In its motion to dismiss, appellee alleged the following: Officers of the Illinois Department of Conservation have viewed the animal *598collection of Dr. Howard on two occasions (March 2, 1978, and September 18, 1978) and determined that only four animals in the collection required permits as endangered species. The estate further alleges that the Department has since issued permits for the four animals and contends that this renders the case moot. An appeal will be dismissed as moot where a reviewing court has notice of facts which demonstrate that only moot questions or abstract propositions are involved. (Kraut v. Rachford (1st Dist. 1977), 51 Ill. App. 3d 206, 217, 366 N.E.2d 497.) In Kraut the court adopted the following definition of mootness:

‘[A] moot question is one that existed, but, because of the happening of certain events, has ceased to exist and no longer presents an actual controversy 0 0 V ”

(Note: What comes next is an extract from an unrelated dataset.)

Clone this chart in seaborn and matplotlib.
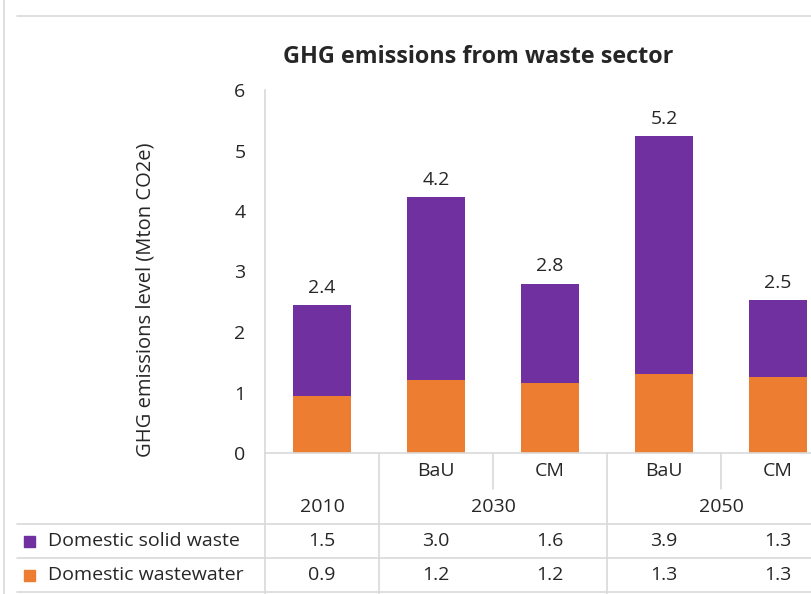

In the case at bar we believe an actual controversy still exists. It is apparent from the record that the Department was never permitted to view the entire collection to determine which animals required permits. On March 2,1978, Richard J. Hess, a Department employee, inspected 24 animals which were part of the collection. On September 18, 1978, Carl Becker, Coordinator of the Department’s Endangered Species Program, was permitted to view 10 animals in the collection and found four of the animals were endangered species. The estate inventory filed by the executor indicates that there are more than 64 animals in the collection. Thus at least 30 animals exist which have not been inspected by the Department.

Our comparison of the estate inventory with the animals protected under the Endangered Species Act reveals that several of the animals (leopards, jaguars, tigers, panthers, cheetahs, cougars, grizzly and polar bears, rhino, ocelots, etc.) included in Dr. Howard’s collection may indeed be endangered species and as such require permits. Thus we believe issuance of four permits by the Department upon inspection of only a portion of the collection does not render this matter moot.

We reverse the court’s order authorizing the sale and remand for further proceedings not inconsistent with this opinion.

Reversed and remanded.

STAMOS, P. J., and HARTMAN, J., concur.